1993年にMLAJの総意を得て,新規図書館システムの共同開発が行われることとなり,1994年から紀伊國屋書店と国立音楽大学を中心として開発が着手された。
3)LS/1図書館システムの機能
まず,英語版WebOPACが近々完成する予定であることを宣伝した後,新規図書館システムに必要とされる機能を,以下の4点に要約した。
@ 情報資源の媒体や言語にとらわれない検索
LS/1MARCがあらゆる媒体を対象としていること
オリジナル言語および日本語による書誌データの作成と,典拠レコードに基づく標目のオリジナル言語と日本語言語からの検索の保証
A 音楽資料に特有の版やエディションを考慮した検索の適合性
書誌レコードとリンクした典拠レコード,および典拠レコードの自動リンク機能による書誌レコードの品質の保証と再現率の高い検索
B 特定の作品を検索する際の検索精度の向上
人名と統一タイトルの組み合わせ,人名と作品番号の組み合わせによる検索
C 音楽資料に特徴的な検索のアクセス・ポイントの保証
典拠レコードの参照情報に含まれる国コード,作品番号情報,楽器名コードと旋律データの検索での利用(これらは米国議会図書館典拠レコードでは作成されていない)
4)今後の課題
最後に,LS/1図書館システムの検討課題およびMLAJの活動について,発表者の意見をまとめた。

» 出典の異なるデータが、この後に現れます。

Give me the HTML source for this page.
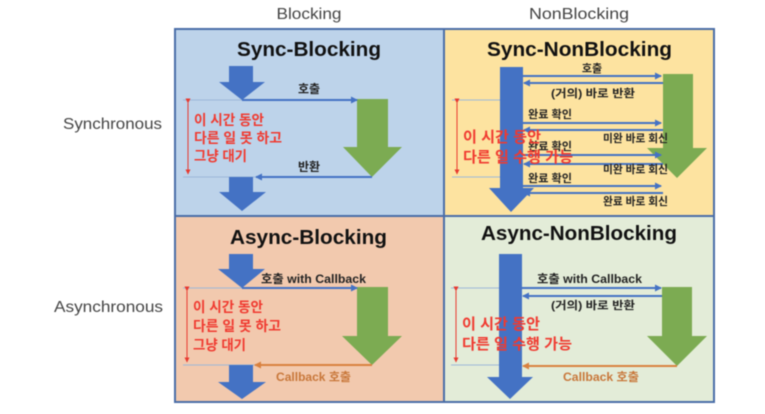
<!DOCTYPE html>
<html><head><meta charset="utf-8">
<style>
html,body{margin:0;padding:0;background:#fff;width:765px;height:414px;overflow:hidden}
svg{display:block;filter:blur(.5px)}
text{font-family:"Liberation Sans","Noto Sans CJK KR",sans-serif}
.t{font-size:20px;font-weight:700;fill:#111}
.l{font-size:11px;font-weight:700;fill:#222}
.r{font-size:14px;font-weight:700;fill:#f03a30}
.o{font-size:16px;fill:#444}
.c{font-size:11px;font-weight:700;fill:#c8773a}
.b{stroke:#4472c4;stroke-width:2;fill:none}
.g{stroke:#d9813f;stroke-width:2;fill:none}
.f{stroke:#e8392f;stroke-width:1;fill:none}
.h{stroke:#9db8d8;stroke-width:1;fill:none}
</style></head><body>
<svg width="765" height="414" viewBox="0 0 765 414" xmlns="http://www.w3.org/2000/svg">
<defs>
<marker id="ab" markerWidth="8" markerHeight="8" refX="6" refY="3.5" orient="auto" markerUnits="userSpaceOnUse"><path d="M0 0L7 3.5L0 7Z" fill="#4472c4"/></marker>
<marker id="ag" markerWidth="8" markerHeight="8" refX="6" refY="3.5" orient="auto" markerUnits="userSpaceOnUse"><path d="M0 0L7 3.5L0 7Z" fill="#d9813f"/></marker>
<marker id="ar" markerWidth="6" markerHeight="6" refX="4.5" refY="2.5" orient="auto" markerUnits="userSpaceOnUse"><path d="M0 0L5 2.5L0 5Z" fill="#e8392f"/></marker>
</defs>

<text class="o" x="309" y="19" text-anchor="middle" textLength="65" lengthAdjust="spacingAndGlyphs">Blocking</text>
<text class="o" x="579" y="19" text-anchor="middle" textLength="100" lengthAdjust="spacingAndGlyphs">NonBlocking</text>
<text class="o" x="63" y="129" textLength="99" lengthAdjust="spacingAndGlyphs">Synchronous</text>
<text class="o" x="54" y="312" textLength="109" lengthAdjust="spacingAndGlyphs">Asynchronous</text>

<rect x="175" y="29" width="269" height="187" fill="#bdd3ea"/>
<rect x="444" y="29" width="270" height="187" fill="#fde3a0"/>
<rect x="175" y="216" width="269" height="186" fill="#f2c9ae"/>
<rect x="444" y="216" width="270" height="186" fill="#e3ecd8"/>
<g fill="none" stroke="#4a6ea8" stroke-width="2">
<rect x="175" y="29" width="269" height="187"/>
<rect x="444" y="29" width="270" height="187"/>
<rect x="175" y="216" width="269" height="186"/>
<rect x="444" y="216" width="270" height="186"/>
</g>

<!-- Q1 -->
<text class="t" x="237" y="56" textLength="144" lengthAdjust="spacingAndGlyphs">Sync-Blocking</text>
<path class="h" d="M183 100H242M183 177H255"/>
<path d="M229 66H253V82H265L242 100L219 82H229Z" fill="#4472c4"/>
<path d="M357 99H388V147H402L372 177L343 147H357Z" fill="#7cab52"/>
<path d="M229 177H253V192H266L242 211L219 192H229Z" fill="#4472c4"/>
<path class="b" d="M242 100H357" marker-end="url(#ab)"/>
<path class="b" d="M372 177H256" marker-end="url(#ab)"/>
<path class="f" d="M188 103V174" marker-start="url(#ar)" marker-end="url(#ar)"/>
<text class="l" x="309" y="93" text-anchor="middle" style="font-size:12px">호출</text>
<text class="l" x="309" y="171" text-anchor="middle" style="font-size:12px">반환</text>
<text class="r" x="194" y="125" textLength="70" lengthAdjust="spacingAndGlyphs">이 시간 동안</text>
<text class="r" x="194" y="143" textLength="88" lengthAdjust="spacingAndGlyphs">다른 일 못 하고</text>
<text class="r" x="194" y="161" textLength="53" lengthAdjust="spacingAndGlyphs">그냥 대기</text>

<!-- Q2 -->
<text class="t" x="487" y="56" textLength="185" lengthAdjust="spacingAndGlyphs">Sync-NonBlocking</text>
<path class="h" d="M452 100H511M452 177H511"/>
<path d="M500 67H523V188H534L511 212L489 188H500Z" fill="#4472c4"/>
<path d="M663 74H693V148H707L677 178L647 148H663Z" fill="#7cab52"/>
<path class="b" d="M523 76H661" marker-end="url(#ab)"/>
<path class="b" d="M663 83H524" marker-end="url(#ab)"/>
<path class="b" d="M523 123H661" marker-end="url(#ab)"/>
<path class="b" d="M663 130H524" marker-end="url(#ab)"/>
<path class="b" d="M523 155H661" marker-end="url(#ab)"/>
<path class="b" d="M663 164H524" marker-end="url(#ab)"/>
<path class="b" d="M523 186H661" marker-end="url(#ab)"/>
<path class="b" d="M663 193H524" marker-end="url(#ab)"/>
<path class="f" d="M457 103V174" marker-start="url(#ar)" marker-end="url(#ar)"/>
<text class="l" x="592" y="72" text-anchor="middle">호출</text>
<text class="l" x="593" y="97" text-anchor="middle" textLength="84" lengthAdjust="spacingAndGlyphs">(거의) 바로 반환</text>
<text class="l" x="528" y="118" textLength="44" lengthAdjust="spacingAndGlyphs">완료 확인</text>
<text class="l" x="528" y="150" textLength="44" lengthAdjust="spacingAndGlyphs">완료 확인</text>
<text class="l" x="528" y="182" textLength="44" lengthAdjust="spacingAndGlyphs">완료 확인</text>
<text class="l" x="603" y="142" textLength="65" lengthAdjust="spacingAndGlyphs">미완 바로 회신</text>
<text class="l" x="603" y="173" textLength="65" lengthAdjust="spacingAndGlyphs">미완 바로 회신</text>
<text class="l" x="603" y="205" textLength="65" lengthAdjust="spacingAndGlyphs">완료 바로 회신</text>
<text class="r" x="463" y="142" style="font-size:15px" textLength="78" lengthAdjust="spacingAndGlyphs">이 시간 동안</text>
<text class="r" x="463" y="162" style="font-size:15px" textLength="110" lengthAdjust="spacingAndGlyphs">다른 일 수행 가능</text>

<!-- Q3 -->
<text class="t" x="230" y="244" textLength="157" lengthAdjust="spacingAndGlyphs">Async-Blocking</text>
<path class="h" d="M183 288H242M183 365H255"/>
<path d="M229 254H253V269H265L242 288L218 269H229Z" fill="#4472c4"/>
<path d="M357 287H388V336H402L372 365L342 336H357Z" fill="#7cab52"/>
<path d="M229 365H253V382H266L242 399L218 382H229Z" fill="#4472c4"/>
<path class="b" d="M242 288H357" marker-end="url(#ab)"/>
<path class="g" d="M372 365H255" marker-end="url(#ag)"/>
<path class="f" d="M187 291V362" marker-start="url(#ar)" marker-end="url(#ar)"/>
<text class="l" x="261" y="283" textLength="105" lengthAdjust="spacingAndGlyphs" style="font-size:12px">호출 with Callback</text>
<text class="c" x="276" y="381" textLength="75" lengthAdjust="spacingAndGlyphs" style="font-size:12px">Callback 호출</text>
<text class="r" x="193" y="312" textLength="70" lengthAdjust="spacingAndGlyphs">이 시간 동안</text>
<text class="r" x="193" y="331" textLength="88" lengthAdjust="spacingAndGlyphs">다른 일 못 하고</text>
<text class="r" x="193" y="350" textLength="53" lengthAdjust="spacingAndGlyphs">그냥 대기</text>

<!-- Q4 -->
<text class="t" x="481" y="240" textLength="196" lengthAdjust="spacingAndGlyphs">Async-NonBlocking</text>
<path class="h" d="M451 288H510M451 365H510"/>
<path d="M499 254H522V377H533L510 399L487 377H499Z" fill="#4472c4"/>
<path d="M662 287H692V336H707L677 366L647 336H662Z" fill="#7cab52"/>
<path class="b" d="M522 288H661" marker-end="url(#ab)"/>
<path class="b" d="M662 296H523" marker-end="url(#ab)"/>
<path class="g" d="M677 366H523" marker-end="url(#ag)"/>
<path class="f" d="M456 291V362" marker-start="url(#ar)" marker-end="url(#ar)"/>
<text class="l" x="537" y="283" textLength="105" lengthAdjust="spacingAndGlyphs" style="font-size:12px">호출 with Callback</text>
<text class="l" x="551" y="309" textLength="84" lengthAdjust="spacingAndGlyphs">(거의) 바로 반환</text>
<text class="c" x="563" y="381" textLength="76" lengthAdjust="spacingAndGlyphs" style="font-size:12px">Callback 호출</text>
<text class="r" x="462" y="329" style="font-size:15px" textLength="78" lengthAdjust="spacingAndGlyphs">이 시간 동안</text>
<text class="r" x="462" y="349" style="font-size:15px" textLength="110" lengthAdjust="spacingAndGlyphs">다른 일 수행 가능</text>
</svg>
</body></html>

LS/1システムは,ウィンドウズ版とウェブ版OPACを提供している。両者はインターフェイスの面でかなり相違があり,検索機能の面においても統一が望ましいことを指摘した。また,国立音楽大学附属図書館では,システム関連会社との提携によるスタッフとともに日本人作曲家作品の典拠レコード作成が行われている。音楽目録の整備を進める上で,さらに大規模なデータ作成が必要である。日本近代音楽館がLS/1図書館システムの導入を決定しており,今後のデータ充実が見込まれるが,MLAJ全体の問題として取り組むべきであろう。そのためにも音楽図書館員の目録技術向上のためのワークショップの充実が必須である。さらに電子情報源をも視野においた今後の活動が期待される。
本発表に対する質問のひとつに,楽器名からの検索に関するものとして,利用者に対して楽器名のリスト表示が行われているのかどうかが質問された。機能として備わっているため,特徴のひとつとして発表で例示をあげたが,実際にはまだ事務用のみとなっており,利用者向けに開発がされていない。しかし,楽器名からのアクセスは,他のセッションでも音楽の検索では欠くことのできないアクセス・ポイントのひとつであることが認識されており[v],近く検索インターフェイスの開発などが必要になってくる事項だと思われる。
セッション終了後,幾人もの方からとてもよいシステムだというコメントをいただいた。発表者がもっとも強調したかったLS/1システムの特徴である、音楽資料を意識した検索機能と,日本語による検索の保証というポイントを,聴衆はよく理解してくださったようだ。「こんなシステムが使えて,日本人は幸せだね」といってくださった方もいた。英語版が完成すれば,IAMLメンバーをはじめとして,また広く知っていただけるチャンスだと期待している。
今回の発表は,日本の音楽図書館の音楽情報提供サービスの活動を国際的に認識していただけたよい機会であった。MLAJ加盟館,また国立音楽大学附属図書館の館員の方々が,このような地味で根気を要する仕事を継続して行っておられることは非常に意義深いことである。こうした活動が今後も規模を拡大してさらに発展していくことを願っている。
[i] Libraries in Music Teaching Institutions Branchについては,URL<http://www.cilea.it/music/iaml/Mtil/>を参照。1998年からの本部会のセッションの抄録およびウェブ調査について知ることができる。
[ii] Duncan, Watanabeはともにアメリカ音楽図書館史においても重要な人物である。Davidsonは現在インディアナ州立大学音楽図書館長を務め,Variations2プロジェクトのメンバーである。このプロジェクトについては他部会で発表があった。
[iii] NACOプロジェクトについては,右記の文献を参照。パパキアン,ラルフ,伊藤 陽子訳.“NACO−音楽プロジェクト(NMP)現在までの歩み” MLAJ newsletter.vol. 14, no. 3, 1992, p. 9-17.
[iv] 当日は,パワーポイントによる発表を行ったが,スライドでは見づらい事例および典拠レコードの構造に関して資料を配布した。
[v] UNIMARC検討ワーキング・グループのセッションで,UNIMARCへの提案事項のひとつとして楽器名リストの作成について検討が行われていた。例えば,IRCAMのウェブOPACが詳細な楽器名,編成による検索機能を持っている。